An important factor that could affect whether other nations follow the U.K. out of the EU will be how the remaining member states deal with the new British government, Rohrschneider predicted. He's also not convinced the ugly market reaction to Brexit will tamp down nationalistic fervor in other countries, noting that mounting economic pain could make European voters even hungrier for change.
"If they continue to simply lambaste the British voter, that may just mobilize right-wing populists," he said. "For 15 years the only question for me was when would the EU would implode, not whether [it would]. Britain is the impetus and it simply galvanizes a number of issues."
London-based research firm Capital Economics puts the odds on the Netherlands as most likely to follow Britain with a referendum on abandoning the EU. That's based on polling that suggests Euroskeptics in the country would capture 57 percent of the vote in elections scheduled for March 2017. By contrast, only 25 percent of respondents in another poll were bullish on their own country's prospects of going it alone, Capital Economics noted.
Other countries in Europe with significant public opposition to the EU include Italy, Sweden and Greece. Sweden, which along with Denmark is historically a strong British ally in negotiations with other members of the EU, could be vulnerable to an exit vote, having seen anti-EU forces gain a political foothold.
The situation in Greece is different. Greeks are unlikely to vote to exit the EU, which is acting as an economic life-line as the country struggles to recover from the 2008 global financial crisis. But an EU with fewer members could view Greece as a liability it can no longer afford.
The Brexit vote was an earthquake for establishment assumptions, said Anatole Kaletsky, author of "Capitalism 4.0" and co-founder of Gavekal Economics. One such assumption under assault across Europe -- as well as in the U.S., as demonstrated by the success of Donald Trump and Sen. Bernie Sanders in the 2016 presidential campaign -- is faith that free markets are inherently beneficial.

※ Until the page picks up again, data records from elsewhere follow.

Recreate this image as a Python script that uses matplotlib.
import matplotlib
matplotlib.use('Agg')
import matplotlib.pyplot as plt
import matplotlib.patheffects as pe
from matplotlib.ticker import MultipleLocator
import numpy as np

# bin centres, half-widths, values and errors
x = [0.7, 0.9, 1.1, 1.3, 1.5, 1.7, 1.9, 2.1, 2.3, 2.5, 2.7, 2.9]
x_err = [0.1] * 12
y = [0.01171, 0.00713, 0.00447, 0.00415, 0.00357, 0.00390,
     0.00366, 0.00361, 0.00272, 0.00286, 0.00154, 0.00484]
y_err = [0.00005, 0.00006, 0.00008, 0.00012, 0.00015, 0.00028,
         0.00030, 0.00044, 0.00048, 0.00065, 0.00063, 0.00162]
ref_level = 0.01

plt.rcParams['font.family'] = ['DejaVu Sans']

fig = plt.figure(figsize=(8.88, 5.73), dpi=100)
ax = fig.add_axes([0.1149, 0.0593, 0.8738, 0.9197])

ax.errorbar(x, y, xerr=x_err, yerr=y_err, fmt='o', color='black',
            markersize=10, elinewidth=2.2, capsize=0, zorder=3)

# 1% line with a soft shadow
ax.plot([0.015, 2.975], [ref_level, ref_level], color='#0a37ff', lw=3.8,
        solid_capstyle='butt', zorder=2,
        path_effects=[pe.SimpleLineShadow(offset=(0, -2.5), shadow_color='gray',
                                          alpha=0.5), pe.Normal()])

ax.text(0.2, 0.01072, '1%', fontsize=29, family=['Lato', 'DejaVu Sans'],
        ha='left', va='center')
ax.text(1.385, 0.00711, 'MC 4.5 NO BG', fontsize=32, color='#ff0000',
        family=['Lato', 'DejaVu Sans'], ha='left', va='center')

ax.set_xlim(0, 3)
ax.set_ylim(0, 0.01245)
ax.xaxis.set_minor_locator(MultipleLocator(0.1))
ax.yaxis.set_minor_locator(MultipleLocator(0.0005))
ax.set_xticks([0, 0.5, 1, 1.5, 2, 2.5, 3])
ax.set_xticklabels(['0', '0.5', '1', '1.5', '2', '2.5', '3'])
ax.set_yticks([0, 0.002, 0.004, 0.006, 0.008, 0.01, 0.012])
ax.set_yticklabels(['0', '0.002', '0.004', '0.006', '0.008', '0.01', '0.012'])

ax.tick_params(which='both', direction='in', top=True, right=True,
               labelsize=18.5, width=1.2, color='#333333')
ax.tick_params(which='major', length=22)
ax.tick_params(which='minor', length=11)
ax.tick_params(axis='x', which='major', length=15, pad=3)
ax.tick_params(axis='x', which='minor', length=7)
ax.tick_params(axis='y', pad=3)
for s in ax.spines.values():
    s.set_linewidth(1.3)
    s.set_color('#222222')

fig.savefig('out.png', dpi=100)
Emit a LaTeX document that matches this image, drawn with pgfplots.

"That's at the heart of this populist upsurge," Kaletsky said in an interview. "There's a sense that the 'market is always right' is no longer a convincing answer because, as we learned in 2007-08, the market is sometimes catastrophically wrong."
In a research note, Kaletsky said the aftermath of Brexit could range from a tightening of ties among remaining EU countries to, on the opposite end of the spectrum, a total fracturing of the union. At minimum, the credibility of EU efforts to address the euro crisis "will be severely tested and questioned by the markets -- and even more importantly by the cities of all these countries," he said.
"The political impact of British withdrawal on other EU countries is potentially huge and also totally unpredictable," he wrote.